THERM

THERM's two-dimensional conduction heat-transfer analysis is based on the finite-element method, which can model the complicated geometries of building products.

THERM

Two-Dimensional Building Heat-Transfer Modeling

THERM is a state-of-the-art computer program developed at Lawrence Berkeley National Laboratory (LBNL) for use by building component manufacturers, engineers, educators, students, architects, and others interested in heat transfer. Using THERM, you can model two-dimensional heat-transfer effects in building components such as windows, walls, foundations, roofs, and doors; appliances; and other products where thermal bridges are of concern. THERM's heat-transfer analysis allows you to evaluate a product's energy efficiency and local temperature patterns, which may relate directly to problems with condensation, moisture damage, and structural integrity.

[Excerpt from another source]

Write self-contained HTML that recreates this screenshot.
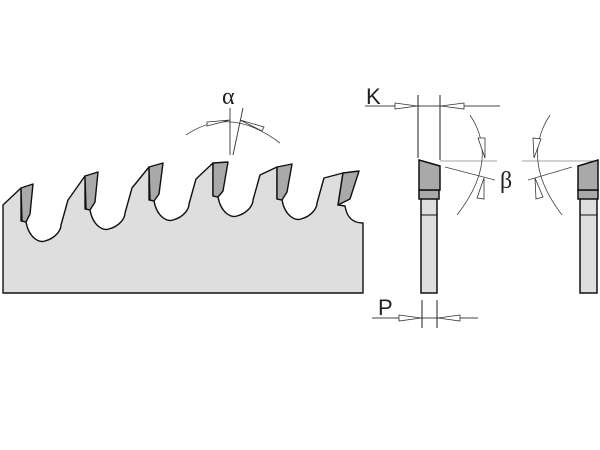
<!DOCTYPE html>
<html><head><style>body{margin:0;background:#fff}svg{display:block}</style></head><body>
<svg width="600" height="450" viewBox="0 0 600 450" xmlns="http://www.w3.org/2000/svg">
<rect width="600" height="450" fill="#fff"/>
<path fill="#dedede" stroke="#111" stroke-width="1.4" stroke-linejoin="round" d="
M3,293 L3,205 L21,188 L21,221 L26,222 C29,238 39,243 45,241 C56,238 61,230 61,225 L68,200 L85,176
L85,209 L90,210 C93,226 103,231 109,229 C120,226 125,218 125,213 L132,188 L149,167
L149,200 L154,201 C157,217 167,222 173,220 C184,217 189,209 189,204 L196,179 L213,163
L213,196 L218,197 C221,213 231,218 237,216 C248,213 253,205 253,200 L260,175 L277,167
L277,199 L282,200 C285,216 295,221 301,219 C312,216 317,208 317,203 L324,178 L343,173
L338,205 L345,206 C347,218 353,223 363,223 L363,293 Z"/>
<g fill="#a9a9a9" stroke="#111" stroke-width="1.4" stroke-linejoin="round">
<path d="M21,188 L33,184 L30,214 L26,222 L22,221 Z"/>
<path d="M85,176 L98,172 L95,202 L90,210 L86,209 Z"/>
<path d="M149,167 L163,163 L159,194 L154,201 L150,200 Z"/>
<path d="M213,163 L228,162 L223,191 L218,197 L213,196 Z"/>
<path d="M277,167 L292,164 L287,192 L282,200 L277,199 Z"/>
<path d="M343,173 L359,171 L350,199 L338,205 Z"/>
</g>
<text x="222" y="104" font-family="Liberation Serif, serif" font-size="24" fill="#222">α</text>
<path d="M186,135 Q230,105 280,143" fill="none" stroke="#444" stroke-width="0.8"/>
<line x1="230" y1="108" x2="230" y2="155" stroke="#333" stroke-width="0.9"/>
<line x1="243" y1="108" x2="233" y2="155" stroke="#333" stroke-width="0.9"/>
<path d="M207,122 L230,120 L207,126 Z" fill="#fff" stroke="#333" stroke-width="0.8"/>
<path d="M264,127 L240,120 L262,131 Z" fill="#fff" stroke="#333" stroke-width="0.8"/>
<text x="366" y="104" font-family="Liberation Sans, sans-serif" font-size="22" fill="#222">K</text>
<line x1="365" y1="106" x2="500" y2="106" stroke="#444" stroke-width="0.9"/>
<line x1="418" y1="95" x2="418" y2="158" stroke="#222" stroke-width="1"/>
<line x1="440" y1="95" x2="440" y2="160" stroke="#222" stroke-width="1"/>
<path d="M395,103 L417,106 L395,109 Z" fill="#fff" stroke="#333" stroke-width="0.8"/>
<path d="M464,103 L441,106 L464,109 Z" fill="#fff" stroke="#333" stroke-width="0.8"/>
<line x1="440" y1="161" x2="497" y2="161" stroke="#888" stroke-width="0.8"/>
<line x1="522" y1="161" x2="598" y2="161" stroke="#888" stroke-width="0.8"/>
<text x="500" y="188" font-family="Liberation Serif, serif" font-size="24" fill="#222">β</text>
<path d="M470,115 Q500,160 457,215" fill="none" stroke="#444" stroke-width="0.8"/>
<path d="M550,115 Q520,160 562,215" fill="none" stroke="#444" stroke-width="0.8"/>
<line x1="445" y1="167" x2="495" y2="180" stroke="#444" stroke-width="0.8"/>
<line x1="528" y1="180" x2="572" y2="167" stroke="#444" stroke-width="0.8"/>
<path d="M478,138 L485,158 L485,138 Z" fill="#fff" stroke="#333" stroke-width="0.8"/>
<path d="M477,198 L484,178 L484,199 Z" fill="#fff" stroke="#333" stroke-width="0.8"/>
<path d="M533,138 L534,158 L541,139 Z" fill="#fff" stroke="#333" stroke-width="0.8"/>
<path d="M535,178 L536,199 L543,197 Z" fill="#fff" stroke="#333" stroke-width="0.8"/>
<g stroke="#111" stroke-width="1.5">
<rect x="421" y="198" width="16" height="95" fill="#dedede"/>
<line x1="421" y1="215" x2="437" y2="215" stroke-width="1"/>
<rect x="419" y="190" width="20" height="9" fill="#a9a9a9"/>
<path d="M419,160 L440,166 L440,190 L419,190 Z" fill="#a9a9a9"/>
<rect x="580" y="198" width="17" height="95" fill="#dedede"/>
<line x1="580" y1="215" x2="597" y2="215" stroke-width="1"/>
<rect x="578" y="190" width="20" height="9" fill="#a9a9a9"/>
<path d="M578,166 L598,160 L598,190 L578,190 Z" fill="#a9a9a9"/>
</g>
<text x="378" y="315" font-family="Liberation Sans, sans-serif" font-size="22" fill="#222">P</text>
<line x1="372" y1="318" x2="478" y2="318" stroke="#444" stroke-width="0.9"/>
<line x1="422" y1="300" x2="422" y2="328" stroke="#222" stroke-width="1"/>
<line x1="437" y1="300" x2="437" y2="328" stroke="#222" stroke-width="1"/>
<path d="M399,315 L421,318 L399,321 Z" fill="#fff" stroke="#333" stroke-width="0.8"/>
<path d="M460,315 L438,318 L460,321 Z" fill="#fff" stroke="#333" stroke-width="0.8"/>
</svg>
</body></html>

THERM's two-dimensional conduction heat-transfer analysis is based on the finite-element method, which can model the complicated geometries of building products. See Components for more details.

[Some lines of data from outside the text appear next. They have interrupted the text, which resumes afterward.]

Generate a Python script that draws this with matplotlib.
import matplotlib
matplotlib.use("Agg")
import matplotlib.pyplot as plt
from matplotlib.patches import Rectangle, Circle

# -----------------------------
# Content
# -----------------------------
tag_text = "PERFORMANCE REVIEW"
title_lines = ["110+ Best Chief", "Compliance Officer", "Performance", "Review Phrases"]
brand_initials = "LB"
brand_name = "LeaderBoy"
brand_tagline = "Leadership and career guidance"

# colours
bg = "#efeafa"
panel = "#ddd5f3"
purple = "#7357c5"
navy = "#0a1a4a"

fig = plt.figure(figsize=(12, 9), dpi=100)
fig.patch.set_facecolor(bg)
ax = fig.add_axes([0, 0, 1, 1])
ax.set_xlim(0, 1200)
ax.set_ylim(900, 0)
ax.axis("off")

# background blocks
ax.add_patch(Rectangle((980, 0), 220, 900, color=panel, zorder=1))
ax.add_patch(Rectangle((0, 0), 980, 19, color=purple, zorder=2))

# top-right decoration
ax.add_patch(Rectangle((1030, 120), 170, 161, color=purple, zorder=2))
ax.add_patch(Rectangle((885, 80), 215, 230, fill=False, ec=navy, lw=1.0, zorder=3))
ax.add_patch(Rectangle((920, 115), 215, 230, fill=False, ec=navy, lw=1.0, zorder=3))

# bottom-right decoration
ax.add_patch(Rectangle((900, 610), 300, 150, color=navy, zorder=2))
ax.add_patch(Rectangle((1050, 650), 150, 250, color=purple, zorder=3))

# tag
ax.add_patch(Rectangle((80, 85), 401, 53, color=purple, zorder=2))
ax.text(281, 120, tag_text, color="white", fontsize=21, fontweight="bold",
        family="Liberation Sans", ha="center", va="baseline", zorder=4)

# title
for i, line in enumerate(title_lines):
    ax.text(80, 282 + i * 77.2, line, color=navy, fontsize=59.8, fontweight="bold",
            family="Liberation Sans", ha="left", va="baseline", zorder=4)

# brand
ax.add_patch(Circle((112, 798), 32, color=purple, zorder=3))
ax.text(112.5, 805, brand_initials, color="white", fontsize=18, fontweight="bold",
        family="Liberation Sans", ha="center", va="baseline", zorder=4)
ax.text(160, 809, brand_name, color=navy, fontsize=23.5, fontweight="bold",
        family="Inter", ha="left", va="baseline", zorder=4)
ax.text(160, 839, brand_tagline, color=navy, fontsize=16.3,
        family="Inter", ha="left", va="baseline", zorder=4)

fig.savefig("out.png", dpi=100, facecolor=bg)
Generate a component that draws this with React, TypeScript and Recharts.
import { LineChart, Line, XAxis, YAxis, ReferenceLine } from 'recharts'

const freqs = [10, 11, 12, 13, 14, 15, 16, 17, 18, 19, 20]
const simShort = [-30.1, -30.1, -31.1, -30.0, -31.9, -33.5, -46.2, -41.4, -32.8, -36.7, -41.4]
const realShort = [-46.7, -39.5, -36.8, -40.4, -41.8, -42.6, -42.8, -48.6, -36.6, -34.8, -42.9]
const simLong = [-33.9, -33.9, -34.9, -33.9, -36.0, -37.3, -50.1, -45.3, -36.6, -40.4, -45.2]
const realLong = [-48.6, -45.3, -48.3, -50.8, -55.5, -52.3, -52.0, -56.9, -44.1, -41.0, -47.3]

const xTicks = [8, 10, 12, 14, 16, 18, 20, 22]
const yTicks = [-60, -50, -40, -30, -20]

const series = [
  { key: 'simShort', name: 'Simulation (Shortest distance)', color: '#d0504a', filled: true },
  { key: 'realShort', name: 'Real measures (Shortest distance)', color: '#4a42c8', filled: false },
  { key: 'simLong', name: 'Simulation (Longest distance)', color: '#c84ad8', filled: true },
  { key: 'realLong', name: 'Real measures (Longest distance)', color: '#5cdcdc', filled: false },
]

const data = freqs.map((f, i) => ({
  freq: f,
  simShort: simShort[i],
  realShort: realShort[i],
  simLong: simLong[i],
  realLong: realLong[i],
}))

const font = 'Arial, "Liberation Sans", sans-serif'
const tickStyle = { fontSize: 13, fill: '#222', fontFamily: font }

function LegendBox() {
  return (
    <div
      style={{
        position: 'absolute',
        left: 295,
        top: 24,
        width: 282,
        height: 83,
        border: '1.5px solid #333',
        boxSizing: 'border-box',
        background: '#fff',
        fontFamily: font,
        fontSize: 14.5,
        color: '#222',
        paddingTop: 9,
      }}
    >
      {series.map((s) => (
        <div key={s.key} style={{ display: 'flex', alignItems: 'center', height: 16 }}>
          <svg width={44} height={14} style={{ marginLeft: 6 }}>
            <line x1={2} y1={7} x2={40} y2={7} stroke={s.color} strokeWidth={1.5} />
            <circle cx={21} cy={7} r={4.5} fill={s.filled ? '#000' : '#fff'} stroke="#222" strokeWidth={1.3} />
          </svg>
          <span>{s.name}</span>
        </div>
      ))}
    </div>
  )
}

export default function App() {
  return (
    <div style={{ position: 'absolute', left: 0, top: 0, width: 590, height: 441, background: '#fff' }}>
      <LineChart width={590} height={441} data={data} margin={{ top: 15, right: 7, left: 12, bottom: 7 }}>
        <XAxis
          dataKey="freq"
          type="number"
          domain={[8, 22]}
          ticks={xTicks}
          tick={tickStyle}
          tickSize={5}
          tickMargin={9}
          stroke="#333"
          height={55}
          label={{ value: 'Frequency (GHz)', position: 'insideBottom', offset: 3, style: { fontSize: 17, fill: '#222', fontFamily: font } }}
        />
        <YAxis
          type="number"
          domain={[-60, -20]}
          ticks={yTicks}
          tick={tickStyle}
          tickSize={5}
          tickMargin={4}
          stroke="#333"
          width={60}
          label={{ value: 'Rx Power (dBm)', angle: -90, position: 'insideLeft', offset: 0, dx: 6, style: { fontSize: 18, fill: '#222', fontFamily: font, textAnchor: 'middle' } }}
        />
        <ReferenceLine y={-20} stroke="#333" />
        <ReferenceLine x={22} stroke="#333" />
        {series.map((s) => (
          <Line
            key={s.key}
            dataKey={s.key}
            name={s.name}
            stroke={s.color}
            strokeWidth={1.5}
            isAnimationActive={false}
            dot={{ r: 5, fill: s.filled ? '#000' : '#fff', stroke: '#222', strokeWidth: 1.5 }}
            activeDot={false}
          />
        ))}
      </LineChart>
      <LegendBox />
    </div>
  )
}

THERM can be used with the Berkeley Lab WINDOW program. THERM's results can be used with WINDOW's center-of-glass optical and thermal models to determine total window product U-factors and Solar Heat Gain Coefficients. These values can be used, in turn, with the RESFEN program, which calculates total annual energy requirements in typical residences throughout the United States.

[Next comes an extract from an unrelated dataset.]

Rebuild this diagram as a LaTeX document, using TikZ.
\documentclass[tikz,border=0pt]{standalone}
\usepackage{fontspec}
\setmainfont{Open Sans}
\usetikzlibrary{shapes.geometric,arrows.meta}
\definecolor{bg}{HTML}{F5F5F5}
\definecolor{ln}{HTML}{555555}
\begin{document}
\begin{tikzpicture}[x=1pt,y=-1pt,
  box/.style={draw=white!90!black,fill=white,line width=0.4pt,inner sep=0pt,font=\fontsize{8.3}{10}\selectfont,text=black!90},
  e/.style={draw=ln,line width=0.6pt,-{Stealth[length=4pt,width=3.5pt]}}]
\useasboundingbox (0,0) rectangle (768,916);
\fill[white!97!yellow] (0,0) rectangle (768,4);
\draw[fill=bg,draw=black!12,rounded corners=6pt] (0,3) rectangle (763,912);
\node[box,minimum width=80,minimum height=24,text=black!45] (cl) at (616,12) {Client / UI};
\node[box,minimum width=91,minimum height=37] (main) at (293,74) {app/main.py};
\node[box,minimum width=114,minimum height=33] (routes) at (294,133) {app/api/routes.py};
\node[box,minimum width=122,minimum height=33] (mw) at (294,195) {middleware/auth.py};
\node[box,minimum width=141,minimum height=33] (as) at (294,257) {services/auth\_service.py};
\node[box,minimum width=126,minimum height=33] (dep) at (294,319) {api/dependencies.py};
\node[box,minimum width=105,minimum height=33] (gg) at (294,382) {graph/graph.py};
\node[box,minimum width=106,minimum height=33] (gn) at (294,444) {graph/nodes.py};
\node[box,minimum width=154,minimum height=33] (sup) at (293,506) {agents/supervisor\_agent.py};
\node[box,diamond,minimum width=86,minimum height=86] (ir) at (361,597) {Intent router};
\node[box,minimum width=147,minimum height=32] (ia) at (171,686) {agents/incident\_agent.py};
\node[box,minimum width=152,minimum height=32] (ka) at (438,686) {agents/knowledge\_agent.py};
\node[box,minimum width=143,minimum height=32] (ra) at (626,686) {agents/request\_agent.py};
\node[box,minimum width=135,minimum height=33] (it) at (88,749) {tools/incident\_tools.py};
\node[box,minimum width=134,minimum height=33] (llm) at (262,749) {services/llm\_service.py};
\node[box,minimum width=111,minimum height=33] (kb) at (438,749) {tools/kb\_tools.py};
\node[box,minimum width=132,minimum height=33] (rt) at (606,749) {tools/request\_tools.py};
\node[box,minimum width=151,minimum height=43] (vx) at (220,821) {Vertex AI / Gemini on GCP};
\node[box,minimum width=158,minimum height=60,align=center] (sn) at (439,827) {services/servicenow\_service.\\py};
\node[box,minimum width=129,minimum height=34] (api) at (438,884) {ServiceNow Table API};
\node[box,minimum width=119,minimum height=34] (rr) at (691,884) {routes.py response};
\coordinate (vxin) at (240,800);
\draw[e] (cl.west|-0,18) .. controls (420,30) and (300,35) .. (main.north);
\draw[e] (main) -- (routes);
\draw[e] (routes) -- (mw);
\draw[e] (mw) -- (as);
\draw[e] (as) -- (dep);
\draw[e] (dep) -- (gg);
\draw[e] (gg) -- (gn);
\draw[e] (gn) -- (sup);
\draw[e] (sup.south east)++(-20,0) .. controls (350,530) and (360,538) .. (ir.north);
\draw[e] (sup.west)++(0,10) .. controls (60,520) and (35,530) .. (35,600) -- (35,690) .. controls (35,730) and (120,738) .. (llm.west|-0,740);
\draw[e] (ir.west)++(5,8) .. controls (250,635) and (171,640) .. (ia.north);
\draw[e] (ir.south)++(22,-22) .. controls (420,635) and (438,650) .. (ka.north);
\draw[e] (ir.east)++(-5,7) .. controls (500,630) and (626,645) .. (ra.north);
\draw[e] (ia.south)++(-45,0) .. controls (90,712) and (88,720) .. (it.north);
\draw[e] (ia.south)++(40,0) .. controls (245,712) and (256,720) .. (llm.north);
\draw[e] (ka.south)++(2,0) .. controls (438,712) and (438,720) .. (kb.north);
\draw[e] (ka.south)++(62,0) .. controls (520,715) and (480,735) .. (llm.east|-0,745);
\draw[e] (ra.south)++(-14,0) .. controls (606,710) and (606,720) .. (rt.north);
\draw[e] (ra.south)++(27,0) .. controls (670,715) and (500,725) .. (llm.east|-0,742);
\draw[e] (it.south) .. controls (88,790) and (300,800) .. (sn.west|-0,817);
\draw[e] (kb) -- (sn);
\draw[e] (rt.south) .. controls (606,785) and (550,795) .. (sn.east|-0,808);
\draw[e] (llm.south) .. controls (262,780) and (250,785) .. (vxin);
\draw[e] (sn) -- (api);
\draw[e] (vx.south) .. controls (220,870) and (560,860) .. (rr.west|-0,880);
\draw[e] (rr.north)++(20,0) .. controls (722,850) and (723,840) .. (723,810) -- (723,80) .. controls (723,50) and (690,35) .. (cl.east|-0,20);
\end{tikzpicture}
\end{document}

For more information, visit the THERM Forum

Sample Screen Shots

Sample Cross Section (Aluminum Slider Window Frame) Aluminum Slider Window Frame (Aluminum Slider Window Frame) Aluminum Slider Window Frame (Aluminum Slider Window Frame)
Sample Cross Section
(Aluminum Slider Window Frame)
Sample Isotherm Results
(Aluminum Slider Window Frame)
Sample Color Infrared Results
(Aluminum Slider Window Frame)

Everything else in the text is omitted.